As this picture shows, I used a 4 line, 20 character display to indicate the status of all of the signals coming into the unit so that I could check what they did when the gates moved. On the bench, I simulated all of this using a few switches and some LEDs so that I could write the software. The program is a fairly straightforward state machine that sequences through the necessary steps to cycle the gates. There’s an interrupt routine that reads all of the sensor 100 times per seconds and takes care of the emergency STOP over-ride if the infra-red barrier beam is broken, mainly to stop folk being crushed if they are dumb enough to stand in front of the gates when they’re closing.
The main processor is an ATMEL AVR ATMEAG1284 chip which has plenty of port pins, 128K of code space, 16K of RAM and 8K of FLASH memory – total over-kill for the use but, hey, at £3 who cares.
At the end of the day, rather than mess around, I put in the ability to change the sense of each of the signals so that it could be setup to respond to, eg, gate open = signal HIGH or LOW. I can also program the stall current for each gate so that the controller knows if there’s a a jam. If there’s a problem, it waggles the gates back and forth a few times to see if it can clear the problem and it not, it returns to the previous condition such as opened or closed. I’ve actually ended up with a generic electric gate controller for the next time I install one.
There’s also an indication to show if the RF signal from the gate opening transmitters located in each of the cars is being received.
I wanted to achieve a sort of luxury feel to the gates so that we could sweep up to them in either direction and they’d open automatically. There’s an existing keypad on both sides of the gates so that delivery drivers can get in and out if they have the access code.
In the transmitter, I used an ATMEL AVR chip, the old favourite the ATMEGA328 used in the standard Arduino Uno boards. This is hooked to a high powered RF module based on the Nordic NRF24L01+ 2.4GHz device. This is a wonderful little unit that, technically, has a range of up to 1000m. In my case, I only needed maybe 50m from inside a steel box to under the bonnet of a car. At non-racing speeds coming down the drive, the gate control receiver picks up the encrypted OPEN command and triggers off the sequence. One more little item I added to the configuration settings was the ability to open the gates in a staggered fashion. This is handy to stop the gates jamming when they close. In my case, I’ve set it to open the left hand gate 5 seconds before the right hand one and the reverse when they are closing…which works pretty well!
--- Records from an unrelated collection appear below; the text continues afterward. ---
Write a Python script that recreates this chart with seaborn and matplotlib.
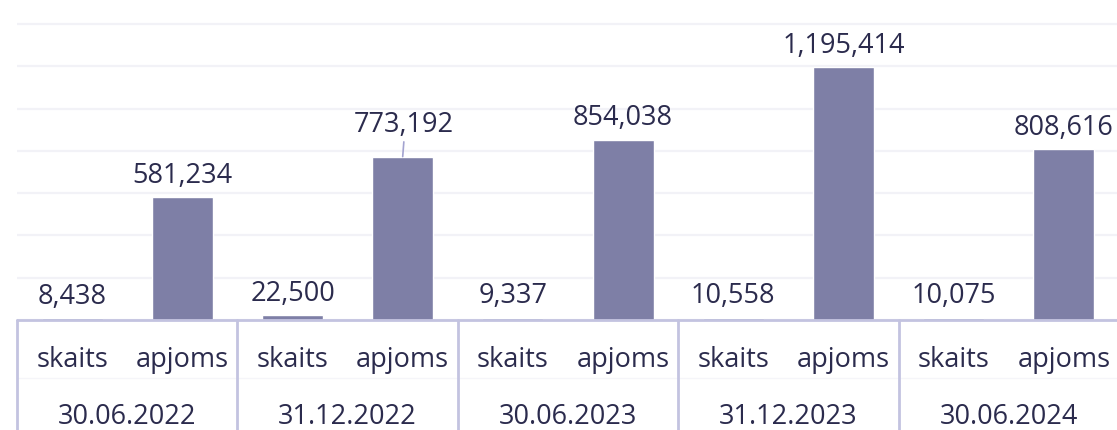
import matplotlib
matplotlib.use('Agg')
import matplotlib.pyplot as plt
import seaborn as sns
import pandas as pd

dates = ['30.06.2022', '31.12.2022', '30.06.2023', '31.12.2023', '30.06.2024']
measures = ['skaits', 'apjoms']
skaits = [8438, 22500, 9337, 10558, 10075]
apjoms = [581234, 773192, 854038, 1195414, 808616]

rows = []
for d, s, a in zip(dates, skaits, apjoms):
    rows.append({'slot': f'{d} skaits', 'date': d, 'measure': 'skaits', 'value': s})
    rows.append({'slot': f'{d} apjoms', 'date': d, 'measure': 'apjoms', 'value': a})
df = pd.DataFrame(rows)

sns.set_theme(style='white')
plt.rcParams['font.family'] = ['Open Sans', 'DejaVu Sans']

bar_color = '#7e7fa6'
text_color = '#2b2b4d'
axis_color = '#c3c3e0'
grid_color = '#f2f2f7'
fs = 19.5

fig = plt.figure(figsize=(11.17, 4.30), dpi=100)
ax = fig.add_axes([17 / 1117, 110 / 430, 1102 / 1117, 317 / 430])

sns.barplot(data=df, x='slot', y='value', color=bar_color, width=0.555,
            saturation=1, ax=ax, zorder=2)

ax.set_xlim(-0.5, len(df) - 0.5)
ax.set_ylim(0, 1.5e6)
ax.set_yticks(range(0, 1400001, 200000))
ax.yaxis.grid(True, color=grid_color, linewidth=1.6, zorder=0)
ax.set_yticklabels([])
ax.tick_params(axis='y', length=0)
for s in ax.spines.values():
    s.set_visible(False)
ax.set_xlabel('')
ax.set_ylabel('')
ax.set_xticks(range(len(df)))
ax.set_xticklabels([])
ax.tick_params(axis='x', length=0)

# value labels
for i, v in enumerate(df['value']):
    label = f'{v:,}'
    if v == 773192:
        ax.annotate(label, xy=(i, v), xytext=(1, 18), textcoords='offset points',
                    ha='center', va='baseline', fontsize=fs, color=text_color,
                    arrowprops=dict(arrowstyle='-', color='#a3a3d0', lw=1.2,
                                    shrinkA=0, shrinkB=0,
                                    relpos=(0.5, 0)),
                    annotation_clip=False)
    else:
        ax.annotate(label, xy=(i, v), xytext=(0, 10.5), textcoords='offset points',
                    ha='center', va='baseline', fontsize=fs, color=text_color,
                    annotation_clip=False)

# category axis: baseline, separators, labels
trans = ax.get_xaxis_transform()
ax.plot([-0.5, len(df) - 0.5], [0, 0], color=axis_color, lw=2, transform=trans,
        clip_on=False, zorder=3)
ax.plot([-0.5, len(df) - 0.5], [-58 / 317, -58 / 317], color='#f5f5f9', lw=1,
        transform=trans, clip_on=False, zorder=1)
for g in range(len(dates) + 1):
    xs = g * 2 - 0.5
    ax.plot([xs, xs], [0, -115 / 317], color=axis_color, lw=2, transform=trans,
            clip_on=False, zorder=3)

for i, m in enumerate(df['measure']):
    ax.annotate(m, xy=(i, 0), xycoords=trans, xytext=(0, -28.5),
                textcoords='offset points', ha='center', va='center',
                fontsize=fs, color=text_color, annotation_clip=False)
for g, d in enumerate(dates):
    ax.annotate(d, xy=(g * 2 + 0.5, 0), xycoords=trans, xytext=(0, -70),
                textcoords='offset points', ha='center', va='center',
                fontsize=fs, color=text_color, annotation_clip=False)

fig.savefig('out.png', dpi=100)
plt.close(fig)
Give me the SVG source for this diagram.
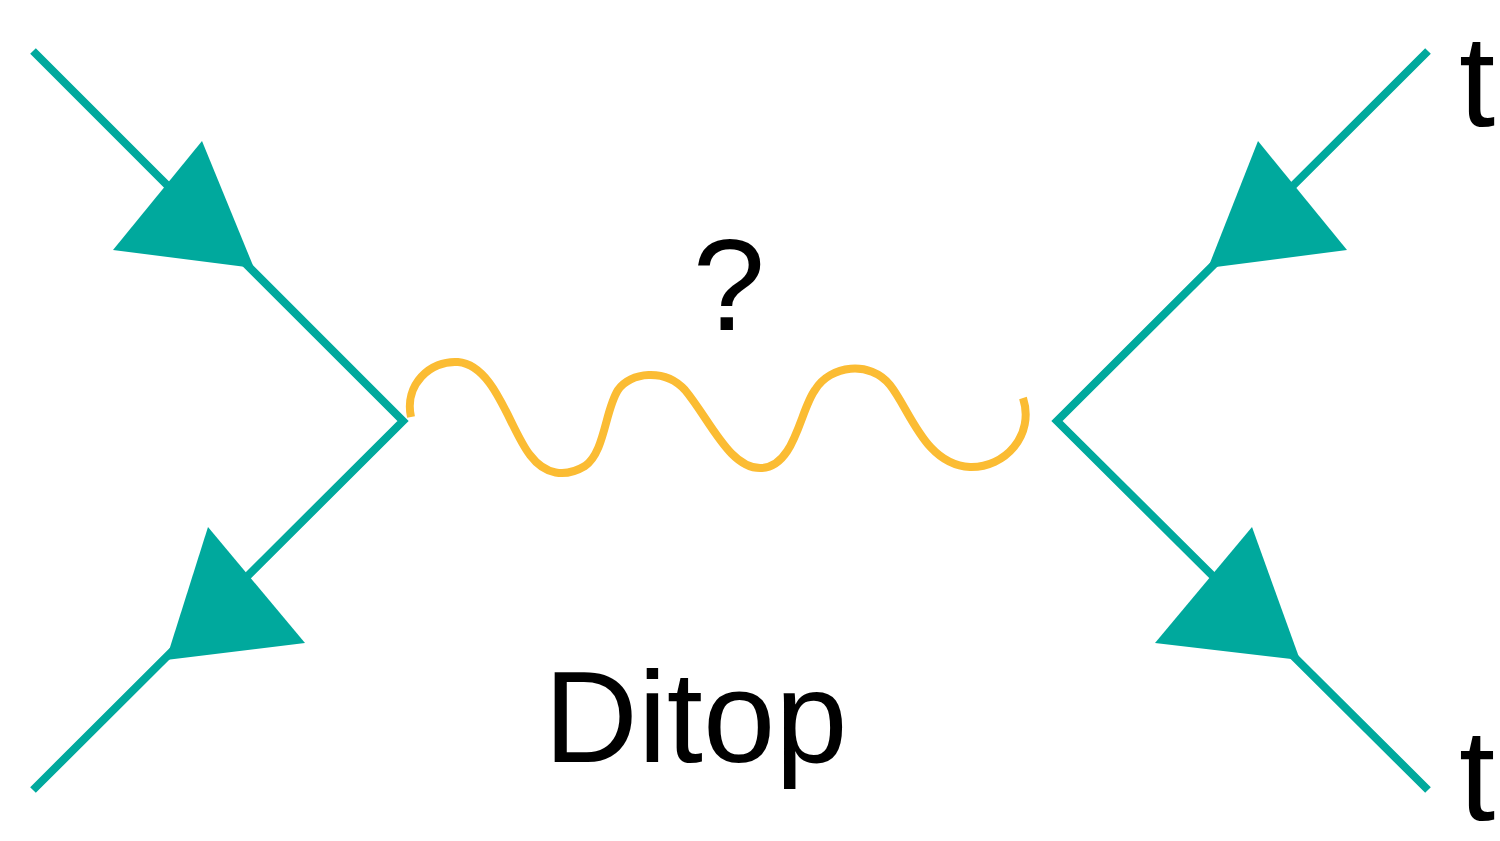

The transmitters take about 100mA for a fraction of a second and then go to sleep taking just a few micro amps. So, I’m confident enough to connect them directly to the car battery and leave them running the whole time. The gate controller keeps the gates open so long as it receives an incoming signal, so there’s no chance of the gates closing too early.
All-in-all, a successful little project and a happy Mrs Omega Man who got the first of the transmitters installed in her new Range Rover!